I could tell Joseph wanted to be friendly, so I handed him a chocolate bar.
“Give them a piece of candy,” I said.
He opened the package and broke off a square. He tried to hand it to a boy who seemed about 14. I will never forget the reaction of that boy. He looked at the chocolate and shrunk back. He didn’t want to have anything to do with it.
So I said, “Show them that you eat it.”
Joseph put a square of chocolate in his mouth, then handed another square to this same 14-year-old boy. The boy looked at it and held it. He was suspicious as he tried to understand it. Then he took the first, tiniest little nibble, then a larger nibble; then he put the whole piece in his mouth. You could see the joy come over his face as he tasted chocolate candy for the very first time.
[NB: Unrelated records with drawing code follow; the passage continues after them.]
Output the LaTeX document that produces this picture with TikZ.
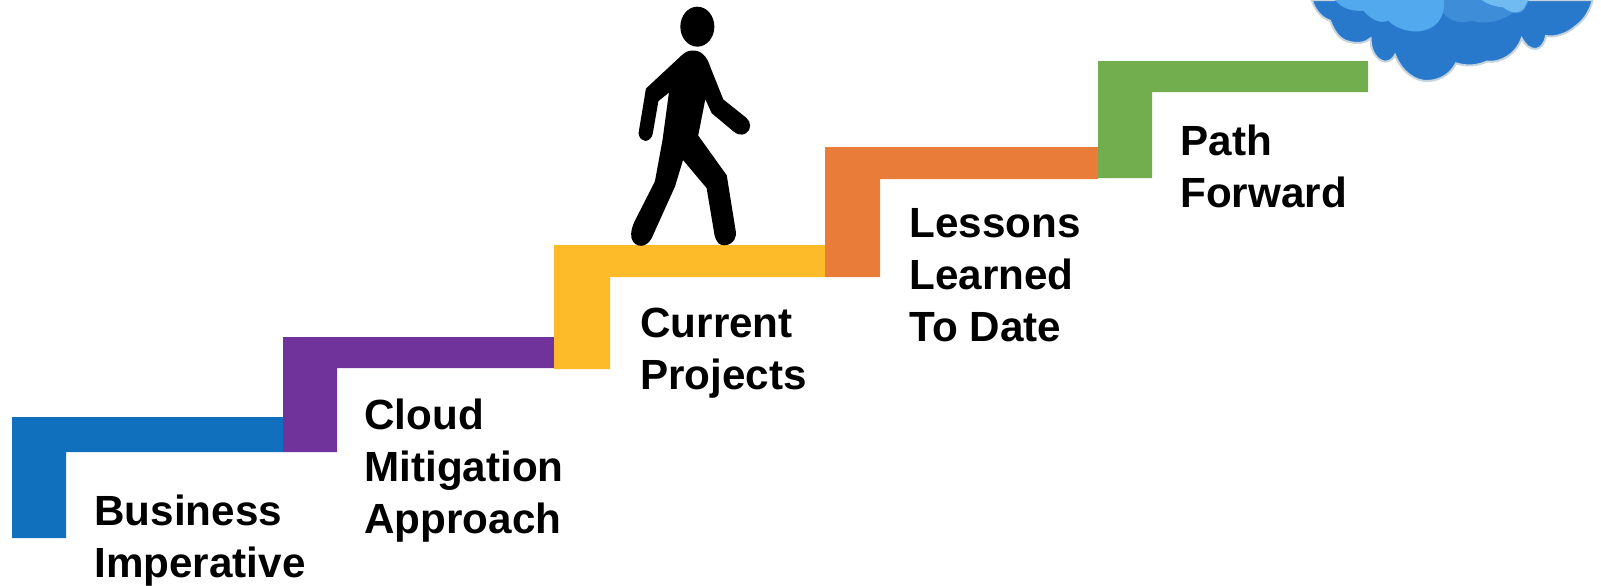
\documentclass[tikz,border=0pt]{standalone}
\usepackage{fontspec}
\setmainfont{Liberation Sans}
\definecolor{sblue}{HTML}{1170BE}
\definecolor{spurple}{HTML}{70339B}
\definecolor{syellow}{HTML}{FDBB2A}
\definecolor{sorange}{HTML}{EA7C3A}
\definecolor{sgreen}{HTML}{72AE4D}
\definecolor{cloudmain}{HTML}{2879CB}
\definecolor{cloudedge}{HTML}{C6D3DC}
\definecolor{cloudlight}{HTML}{52A9EE}
\definecolor{cloudmid}{HTML}{3D8DD8}
\definecolor{cloudpale}{HTML}{6FBBF2}
\tikzset{
  label text/.style={anchor=north west,inner sep=0pt,align=left,text=black,
    font=\fontsize{21.1}{26}\selectfont\bfseries},
  zoomed/.style={x=0.16667pt,y=-0.16667pt}
}
\begin{document}
\begin{tikzpicture}[x=0.5pt,y=-0.5pt]
\useasboundingbox (0,0) rectangle (1601,585);
% stairs
\fill[sblue] (12,417) -| (283,452) -| (66,538) -| (12,417) -- cycle;
\fill[spurple] (283,337) -| (554,368) -| (337,452) -| (283,337) -- cycle;
\fill[syellow] (554,245) -| (825,277) -| (610,369) -| (554,245) -- cycle;
\fill[sorange] (825,147) -| (1098,179) -| (880,277) -| (825,147) -- cycle;
\fill[sgreen] (1098,61) -| (1368,92) -| (1152,178) -| (1098,61) -- cycle;
% labels
\node[label text] (business) at (94,495) {Business\\Imperative};
\node[label text] (cloud) at (364,399) {Cloud\\Mitigation\\Approach};
\node[label text] (current) at (640,308) {Current\\Projects};
\node[label text] (lessons) at (909,208.5) {Lessons\\Learned\\To Date};
\node[label text] (path) at (1180,125) {Path\\Forward};
% walking figure
\begin{scope}[shift={(610,0)},zoomed]
\fill[black] (262,80) ellipse [x radius=51,y radius=60];
\filldraw[black,line width=0.8pt,line join=round]
  (245,154) .. controls (270,152) and (288,167) .. (300,205)
  -- (338,300) -- (406,354)
  .. controls (422,367) and (422,388) .. (406,398)
  .. controls (395,405) and (382,400) .. (374,394)
  -- (307,338) -- (285,290) -- (262,407) -- (348,527) -- (375,695)
  .. controls (379,728) and (345,742) .. (327,728)
  .. controls (320,720) and (318,713) .. (316,705)
  -- (292,563) -- (218,475) -- (193,558) -- (123,713)
  .. controls (108,742) and (77,742) .. (67,715)
  .. controls (63,695) and (70,680) .. (75,667)
  -- (137,545) -- (160,420) -- (180,272) -- (143,302) -- (126,400)
  .. controls (120,427) and (92,427) .. (88,400)
  -- (110,267) -- (212,172)
  .. controls (222,162) and (233,154) .. (245,154) -- cycle;
\end{scope}
% cloud
\begin{scope}[shift={(1280,0)},zoomed]
\fill[cloudmain,draw=cloudedge,line width=1pt]
  (95,0) .. controls (105,30) and (125,55) .. (150,62)
  .. controls (165,100) and (180,118) .. (205,125)
  .. controls (230,132) and (255,130) .. (272,115)
  .. controls (270,150) and (290,182) .. (315,185)
  .. controls (330,185) and (340,175) .. (345,165)
  .. controls (365,215) and (405,245) .. (445,243)
  .. controls (490,240) and (515,215) .. (528,190)
  .. controls (560,200) and (590,198) .. (620,185)
  .. controls (665,190) and (710,160) .. (725,115)
  .. controls (735,135) and (750,148) .. (768,147)
  .. controls (785,145) and (795,125) .. (798,108)
  .. controls (830,115) and (870,95) .. (885,80)
  .. controls (915,60) and (930,30) .. (938,0) -- cycle;
\fill[cloudmid]
  (480,0) -- (490,40) .. controls (515,70) and (550,70) .. (575,62)
  .. controls (610,75) and (665,65) .. (700,38)
  .. controls (720,45) and (735,38) .. (745,0) -- cycle;
\fill[cloudpale]
  (605,0) .. controls (625,15) and (650,20) .. (670,22)
  .. controls (690,40) and (720,45) .. (735,20) -- (745,0) -- cycle;
\fill[cloudlight]
  (165,0) .. controls (185,25) and (215,35) .. (250,32)
  .. controls (275,60) and (300,72) .. (325,62)
  .. controls (350,90) and (410,105) .. (450,85)
  .. controls (480,70) and (495,40) .. (492,0) -- cycle;
\end{scope}
\end{tikzpicture}
\end{document}
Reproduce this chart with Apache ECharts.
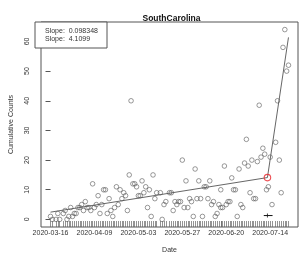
<!DOCTYPE html>
<html>
<head>
<meta charset="utf-8">
<script src="https://cdn.jsdelivr.net/npm/echarts@6/dist/echarts.min.js"></script>
<style>html,body{margin:0;padding:0;background:#fff;}#c{width:301px;height:259px;}</style>
</head>
<body>
<div id="c"></div>
<script>
// Observation day (days since 2020-03-16) and cumulative counts
const obsDay = [0,1,3,4,5,7,8,9,10,11,12,13,14,15,16,17,18,19,20,21,22,23,24,25,26,27,28,29,30,31,32,33,34,35,36,37,38,39,40,41,42,43,44,45,46,47,48,49,50,51,52,53,54,55,56,
  57,58,60,61,62,63,65,66,67,68,69,70,71,72,73,74,75,76,77,78,79,80,81,82,83,84,85,86,87,88,89,90,91,92,93,93,94,95,96,97,98,99,100,101,102,103,104,105,106,107,108,109,110,111,112,113,114,115,116,117,118,119,120,121,123,124,125,126,127,128,129,130];
const counts = [1,0,0,2,0,2,3,0,1,4,1,2,2,4,4,5,3,6,4,4,3,12,4,5,8,2,5,10,10,2,7,3,1,4,11,5,10,7,9,8,3,15,40,12,12,11,8,8,13,9,11,4,10,1,15,
  7,9,9,0,5,6,9,9,3,6,5,6,6,20,4,13,4,7,6,1,17,7,13,7,1,11,11,7,13,5,6,1,2,5,10,4,4,18,5,6,6,14,10,10,1,17,5,4,19,27,18,9,20,7,7,19.5,38.5,21,24,22,10,11,21,5,26,40,20,9,58,64,50,52];
// Tick labels
const tickDays = [0,24,48,72,96,120];
const tickLabels = ['2020-03-16','2020-04-09','2020-05-03','2020-05-27','2020-06-20','2020-07-14'];
const yTicks = [0,10,20,30,40,50,60];
// Segmented fit
const fitIntercept = [2.45];
const slopes = [0.098348, 4.1099];
const breakpoint = [118.5];
const breakCI = [116.5, 121.3];
const lastDay = [130];

const bp = breakpoint[0];
const yBp = fitIntercept[0] + slopes[0] * bp;
const yEnd = yBp + slopes[1] * (lastDay[0] - bp);
const fitLine = [[0, fitIntercept[0]], [bp, yBp], [lastDay[0], yEnd]];

const xMin = -5.2, xMax = 135.2, yMin = -2.56, yMax = 66.56;
const txt = '#333';
const chart = echarts.init(document.getElementById('c'), null, {renderer: 'canvas'});
chart.setOption({
  animation: false,
  title: {text: 'SouthCarolina', left: 166.5, top: 9, textAlign: 'center',
    textStyle: {fontFamily: 'Liberation Sans', fontSize: 8.5, fontWeight: 'bold', color: '#111'}},
  grid: {left: 35, right: 3, top: 22, bottom: 27, show: true, borderColor: '#555', borderWidth: 1, backgroundColor: 'transparent'},
  xAxis: [{
    type: 'value', min: xMin, max: xMax, splitLine: {show: false},
    axisLine: {show: false}, axisTick: {show: false},
    axisLabel: {customValues: tickDays, fontFamily: 'Liberation Sans', fontSize: 7, color: txt, margin: 3,
      formatter: v => tickLabels[tickDays.indexOf(Math.round(v))] || ''},
    name: 'Date', nameLocation: 'middle', nameGap: 20,
    nameTextStyle: {fontFamily: 'Liberation Sans', fontSize: 7, color: txt}
  }, {
    type: 'value', min: xMin, max: xMax, position: 'bottom', splitLine: {show: false},
    axisLine: {show: false}, axisLabel: {show: false},
    axisTick: {show: true, inside: true, length: 6, customValues: obsDay, lineStyle: {color: '#666', width: 0.7}}
  }],
  yAxis: {
    type: 'value', min: yMin, max: yMax, splitLine: {show: false},
    axisLine: {show: false},
    axisTick: {show: true, length: 5, customValues: yTicks, lineStyle: {color: '#555'}},
    axisLabel: {customValues: yTicks, rotate: 90, margin: 10, fontFamily: 'Liberation Sans', fontSize: 7, color: txt},
    name: 'Cumulative Counts', nameLocation: 'middle', nameGap: 26,
    nameTextStyle: {fontFamily: 'Liberation Sans', fontSize: 7, color: txt}
  },
  series: [{
    type: 'scatter', symbol: 'circle', symbolSize: 4.6,
    itemStyle: {color: 'rgba(0,0,0,0)', borderColor: '#555', borderWidth: 0.75},
    data: obsDay.map((d, i) => [d, counts[i]]), z: 3
  }, {
    type: 'line', data: fitLine, symbol: 'none', lineStyle: {color: '#555', width: 0.9}, z: 2
  }, {
    type: 'scatter', symbol: 'circle', symbolSize: 6.5,
    itemStyle: {color: 'rgba(0,0,0,0)', borderColor: '#e8262a', borderWidth: 1.1},
    data: [[bp, yBp]], z: 4
  }, {
    type: 'line', data: [[breakCI[0], 1.3], [breakCI[1], 1.3]], symbol: 'none',
    lineStyle: {color: '#111', width: 1}, z: 4
  }, {
    type: 'scatter', symbol: 'rect', symbolSize: [1, 4], itemStyle: {color: '#111'},
    data: [[bp, 1.3]], z: 4
  }],
  graphic: [{
    type: 'rect', shape: {x: 35, y: 22, width: 72, height: 26},
    style: {fill: '#fff', stroke: '#555', lineWidth: 1}, z: 10
  }, {
    type: 'text', x: 45, y: 31, z: 11,
    style: {text: 'Slope:  ' + slopes[0], fontFamily: 'Liberation Sans', fontSize: 7, fill: txt, verticalAlign: 'middle'}
  }, {
    type: 'text', x: 45, y: 39.5, z: 11,
    style: {text: 'Slope:  ' + slopes[1], fontFamily: 'Liberation Sans', fontSize: 7, fill: txt, verticalAlign: 'middle'}
  }]
});
</script>
</body>
</html>
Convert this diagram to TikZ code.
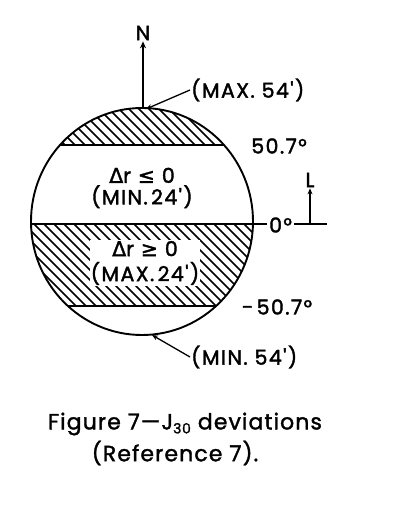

Then we handed out squares to all the other children, and they weren’t afraid to try it because they’d seen someone they knew eat it and he had enjoyed it. There was something wonderful about that chocolate.
Later in our trip, we came back to that same village. As soon as we arrived we were mobbed by the same group of 30 or 40 children, and we didn’t need a translator to know what they wanted. They wanted more chocolate, more of something wonderful and sweet.
I would like to compare the taste of that chocolate bar to the taste of the gospel of Jesus Christ. Although the gospel tastes sweet and wonderful and good, sometimes other people don’t understand it, and it’s hard to get them to take just a tiny nibble. But if they’ll take that nibble, and then a larger nibble, they will arrive at a marvelous moment when they place it in their mouths and taste the wonderful sweetness.
I think that we, as members of the Church, are much like my 12-year-old boy was, surrounded by a world of people who want more of something they don’t even understand. I believe that many of the prayers of the people on this earth can only be answered by the members of The Church of Jesus Christ of Latter-day Saints. The Lord has given us the mandate to take the gospel to every nation, kindred, tongue, and people. We can’t say, “They might not understand.” We must help them. There is nothing that will be sweeter to them than the gospel, nothing that will bless them more than the knowledge of the truth.
We have something wonderful and sweet, something much more vital than a chocolate bar, something that affects everyone for all eternity. We have tasted the gospel, and we know it is good. We cannot and we must not ignore the opportunity to help others taste it, too.